Expand school choice to help end controversies over gender and other issues
Last month, Saskatchewan Premier Scott Moe introduced a “Parental Bill of Rights” to ensure that parents are notified by their child’s school if their child changes his or her name or gender pronouns. For some, this is a victory for common sense while others see it as a violation of the rights of children and the transgender community. Across Canada, the move has sparked protests and counter demonstrations.
Of course, the bill, which became law on Oct. 20, applies only to Saskatchewan. But according to recent polling by Angus Reid, four in five Canadians believe parents should be informed if their child wants to change their gender identity or pronouns, and 43 per cent believe parental consent should be required. At the same time, most Canadians (64 per cent) think accepting trans people is a sign of social progress.
But it should surprise no one that in a pluralistic society different families have different views about what’s appropriate inside school walls and how involved parents should be in the classroom. So how can provincial governments across the country ensure parents on both sides of the gender notification issue—and other controversial issues—can send their children to schools that share their values? Simply put, expand educational choice. If our society is diverse, why too aren’t our schools?
For starters, provincial governments should allow parents and educators to establish their own community schools, as they can in Alberta with charter schools, which are tuition-free and offer a unique mandate to interested students (such as music, Indigenous culture, rural stewardship, STEM or classical education). To truly provide choice for families, other provinces should ensure that alternative school options are untethered from the tangled web of regulation facing government-run schools and allow more children and families to find community in schools that fit their values.
Moreover, in every province outside Ontario and Atlantic Canada, the provincial government partially funds independent schools that offer unique educational approaches. Essentially, parents’ tax dollars follow the child to the independent or public school of their choice. Yet even in these provinces, cost remains a barrier. Independent schools charge most parents some level of tuition, limiting access for middle- and lower-income families.

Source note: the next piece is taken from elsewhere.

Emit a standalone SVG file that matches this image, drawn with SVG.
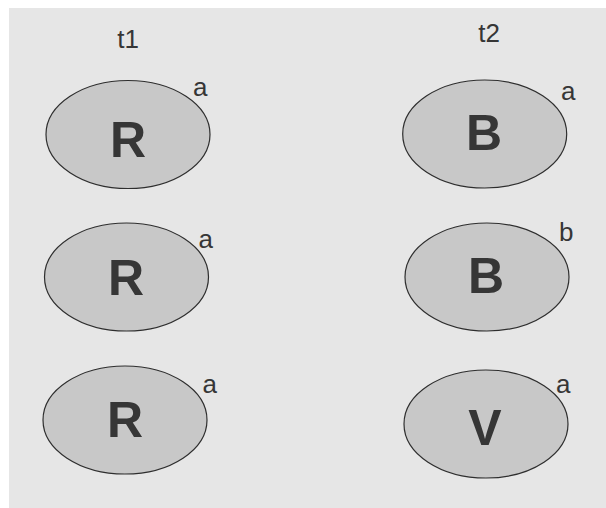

Provincial governments should raise the level of tuition support in these provinces to expand choice for families who currently can’t afford educational alternatives for their kids. In Ontario and Atlantic Canada—again, where the government provides no funding for independent schools—parents should demand their governments catch up with the rest of the country.
Famed economist Milton Friedman noted that enforcing conformity is simply not the way to achieve social cohesion. Explicit political decisions require agreement. “Every extension on the range of issues for which explicit agreement is sought,” he wrote, “strains further the delicate threads that hold society together.”
In other words, if we separate schooling from politics, we leave it up to individuals to peacefully decide what’s best for them. In the provinces, the one-size-fits-all education system simply doesn’t support Canadian pluralism. The best way to support this diversity is to make alternative school options as affordable for all families as their local government-run public schools. No parent protests necessary.